This year IEEEXtreme 16.0 was held on the 22nd of October 2022 from UTC 00:00 am to the 23rd of October, UTC 00:00 am. This 24-hour programming competition was held entirely online. A total of 12 teams from Brac University participated in the competition this year.
Brac University is under Region 10 on the map of IEEE. It was witnessed that this year 54% of sign-ups for the competition were from Bangladesh and Brac University was one of the leading universities whose IEEE members and graduate students participated. The proctor from our university was our respected Annajiat Alim Rasel sir, who monitored the participation of students and the scoreboard throughout the competition.

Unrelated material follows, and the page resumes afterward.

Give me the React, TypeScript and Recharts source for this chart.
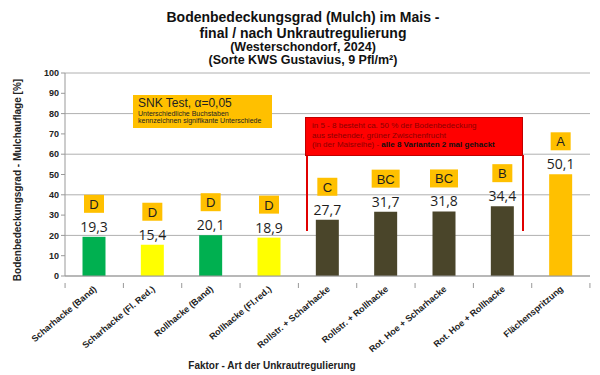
import { BarChart, Bar, XAxis, YAxis, CartesianGrid, Cell, LabelList } from 'recharts';

const categories = [
  'Scharhacke (Band)',
  'Scharhacke (Fl. Red.)',
  'Rollhacke (Band)',
  'Rollhacke (Fl.red.)',
  'Rollstr. + Scharhacke',
  'Rollstr. + Rollhacke',
  'Rot. Hoe + Scharhacke',
  'Rot. Hoe + Rollhacke',
  'Flächenspritzung',
];
const coverage = [19.3, 15.4, 20.1, 18.9, 27.7, 31.7, 31.8, 34.4, 50.1];
const snkLetters = ['D', 'D', 'D', 'D', 'C', 'BC', 'BC', 'B', 'A'];
const yTicks = [0, 10, 20, 30, 40, 50, 60, 70, 80, 90, 100];

const barColors = [
  '#00b050', '#ffff00', '#00b050', '#ffff00',
  '#4a452a', '#4a452a', '#4a452a', '#4a452a', '#ffc000',
];

const data = categories.map((name, i) => ({ name, value: coverage[i], letter: snkLetters[i] }));

const FONT = '"Liberation Sans", Arial, sans-serif';
const HALF_BAND = 29.1;

function BarLabel(props: any) {
  const { x, y, width, index, value } = props;
  const cx = Number(x) + Number(width) / 2;
  const top = Number(y);
  const letter = snkLetters[index];
  const boxW = letter.length > 1 ? 28 : 20;
  return (
    <g>
      <text x={cx} y={top - 5} textAnchor="middle" fontSize={14} fill="#1e1e1e" fontFamily='"Open Sans", sans-serif'>
        {String(value).replace('.', ',')}
      </text>
      <rect x={cx - boxW / 2} y={top - 42} width={boxW} height={18} fill="#ffc000" />
      <text x={cx} y={top - 28} textAnchor="middle" fontSize={13} fill="#1e1e1e" fontFamily={FONT}>
        {letter}
      </text>
    </g>
  );
}

function XTick(props: any) {
  const { x, y, payload, index } = props;
  const tx = x + 3;
  const ty = y + 6;
  return (
    <g>
      <line x1={x - HALF_BAND} y1={y - 1} x2={x - HALF_BAND} y2={y + 4} stroke="#999" />
      {index === categories.length - 1 && (
        <line x1={x + HALF_BAND} y1={y - 1} x2={x + HALF_BAND} y2={y + 4} stroke="#999" />
      )}
      <text
        x={tx}
        y={ty}
        transform={`rotate(-40 ${tx} ${ty})`}
        textAnchor="end"
        fontSize={9}
        fontWeight="bold"
        fill="#222"
        fontFamily={FONT}
      >
        {payload.value}
      </text>
    </g>
  );
}

export default function App() {
  return (
    <div style={{ position: 'relative', width: 600, height: 375, background: '#fff', fontFamily: FONT }}>
      <style>{`body{margin:0}`}</style>
      <BarChart
        width={600}
        height={375}
        data={data}
        margin={{ top: 73, right: 10, bottom: 69, left: 0 }}
        barCategoryGap="30%"
        style={{ position: 'absolute', left: 0, top: 0 }}
      >
        <CartesianGrid vertical={false} stroke="#b0b0b0" />
        <XAxis
          dataKey="name"
          interval={0}
          tick={<XTick />}
          tickLine={false}
          axisLine={{ stroke: '#999' }}
        />
        <YAxis
          domain={[0, 100]}
          ticks={yTicks}
          width={65}
          tickSize={4}
          tick={{ fontSize: 9, fontWeight: 'bold', fill: '#222', fontFamily: FONT }}
          axisLine={{ stroke: '#999' }}
          tickLine={{ stroke: '#999' }}
        />
        <Bar dataKey="value" isAnimationActive={false}>
          {data.map((d, i) => (
            <Cell key={d.name} fill={barColors[i]} />
          ))}
          <LabelList dataKey="value" content={<BarLabel />} />
        </Bar>
      </BarChart>
      <svg width={600} height={375} style={{ position: 'absolute', left: 0, top: 0, pointerEvents: 'none' }}>
        <g fontFamily={FONT} fontWeight="bold" fill="#111" textAnchor="middle">
          <text x={303} y={22} fontSize={14}>Bodenbedeckungsgrad (Mulch) im Mais -</text>
          <text x={303} y={38} fontSize={14}>final / nach Unkrautregulierung</text>
          <text x={303} y={50.5} fontSize={12.5}>(Westerschondorf, 2024)</text>
          <text x={303} y={63.5} fontSize={12.5}>(Sorte KWS Gustavius, 9 Pfl/m²)</text>
        </g>
        <text
          x={0}
          y={0}
          transform="translate(21 180) rotate(-90)"
          textAnchor="middle"
          fontSize={10}
          fontWeight="bold"
          fill="#222"
          fontFamily={FONT}
        >
          Bodenbedeckungsgrad - Mulchauflage [%]
        </text>
        <text x={272} y={369} textAnchor="middle" fontSize={10} fontWeight="bold" fill="#222" fontFamily={FONT}>
          Faktor - Art der Unkrautregulierung
        </text>
        <line x1={307} y1={155} x2={307} y2={231} stroke="#e00000" strokeWidth={2} />
        <line x1={523} y1={155} x2={523} y2={231} stroke="#e00000" strokeWidth={2} />
      </svg>
      <div
        style={{
          position: 'absolute',
          left: 133,
          top: 95,
          width: 139,
          height: 33,
          background: '#ffc000',
          color: '#222',
          boxSizing: 'border-box',
          padding: '2px 5px',
          lineHeight: 1.05,
        }}
      >
        <div style={{ fontSize: 12 }}>SNK Test, α=0,05</div>
        <div style={{ fontSize: 7 }}>Unterschiedliche Buchstaben</div>
        <div style={{ fontSize: 7 }}>kennzeichnen signifikante Unterschiede</div>
      </div>
      <div
        style={{
          position: 'absolute',
          left: 305,
          top: 117,
          width: 218,
          height: 39,
          background: '#ff0000',
          border: '1px solid #c00000',
          boxSizing: 'border-box',
          padding: '3px 6px',
          fontSize: 8,
          lineHeight: 1.2,
          color: '#8b0000',
        }}
      >
        <div>in 5 - 8 besteht ca. 50 % der Bodenbedeckung</div>
        <div>aus stehender, grüner Zwischenfrucht</div>
        <div>
          (in der Maisreihe) - <b style={{ color: '#111' }}>alle 8 Varianten 2 mal gehackt</b>
        </div>
      </div>
    </div>
  );
}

The Judges of this event were Dr. Jeremy Blum (Pennsylvania State University), Prof. Oded Margalit (Citi’s University), Dr. Nikolaos S. Papaspyrou (Google- Germany), Kuida Liu (TuSimple), Douglas Gischlar (IEEE), Zhiruo Zhou (University of Southern California), Bryan Cipriano Tarazona (NEORIS), Alfonsus Raditya Arsadjaja (Dekoruma).
Speaking about the Executive Committee, we had Luis Fernandes as Committee Chair, George Michael as Committee Vice Chair, Dr. Jeremy Blum as Technical Lead, Adwaith S as Public Relations Lead, Craig Scratchley as Rules Lead, John Benedict Boggala as Sponsorship lead, Omar Bishtawri as Webmaster, Robert Sacks as IEEE Staff, Program Specialist and Student Activist, Dimitrios Lyras as Advisory Member, Prasanth Mohan as Advisory Member, Monika Bhole as Counseling Member, Dr. Heba Hassan as Consulting Member, Henan Nina Hanco as Consulting Member.
To make this event successful, it was divided into 10 regions along with a design team with skilled IEEE Members. Speaking about the design team, we had Sahabzada Betab Badar as Design Team Lead, Remajothi S as Design Team Co-Lead, Mihin Himsara Kariyawasam, Gerardo Martinez, Md. Moynul Islam, Mehammed Shabeeb Kt, Krishna Varshney, Mohammad Rahman, and Vaishnav S in the Design team.
How were the problems formed? The tasks are developed and judged by our respected judge panel. Amm entrants agree and acknowledge the fact that the sponsor is the owner of all tasks and the associated code. Entrants further agreed that they won’t without written permission from the sponsor, use the tasks or any associated code for any reason other than the event. The panel of judges was made up of higher-grade IEEE members from both academic and industrial backgrounds. Tasks were categorized as easy, medium, hard, and hardest to assist teams of all experience levels to participate and help them prioritize the order in which they would resolve said tasks.
An individual task was answered in any of the supported programming languages, which are indicated at a specific URL : (currently https://csacademy.com/about/environment/). All the tasks had time and memory limitations, and it was also possible that certain programming languages would have a different time limit to adjust for factors such as virtual machine overhead.
We talked with some participants about their experience in the competition. According to them, the problems were standard enough with sufficient time, and they had a nice experience participating in the contest. Almost all of the teams had 3 members. Regarding signing up, contestants got almost 1.5 months for signing up and the procedure was easy to complete. Participants did not face any difficulties during the competition. The difficulty level of the questions was an average of 4.5 out of 5. And the overall experience among the participants was 5 out of 5 and they were satisfied with the event. One thing participants suggested was that organizers should provide prizes who ranked well in the region section.
This competition was created to provide IEEE Student Members and Graduate Student members with an interesting IEEE activity, giving competitors an opportunity to embrace teamwork- which is an important skill to develop for career success. And lastly to increase awareness among IEEE students around the IEEE core activities related to information and technology topics.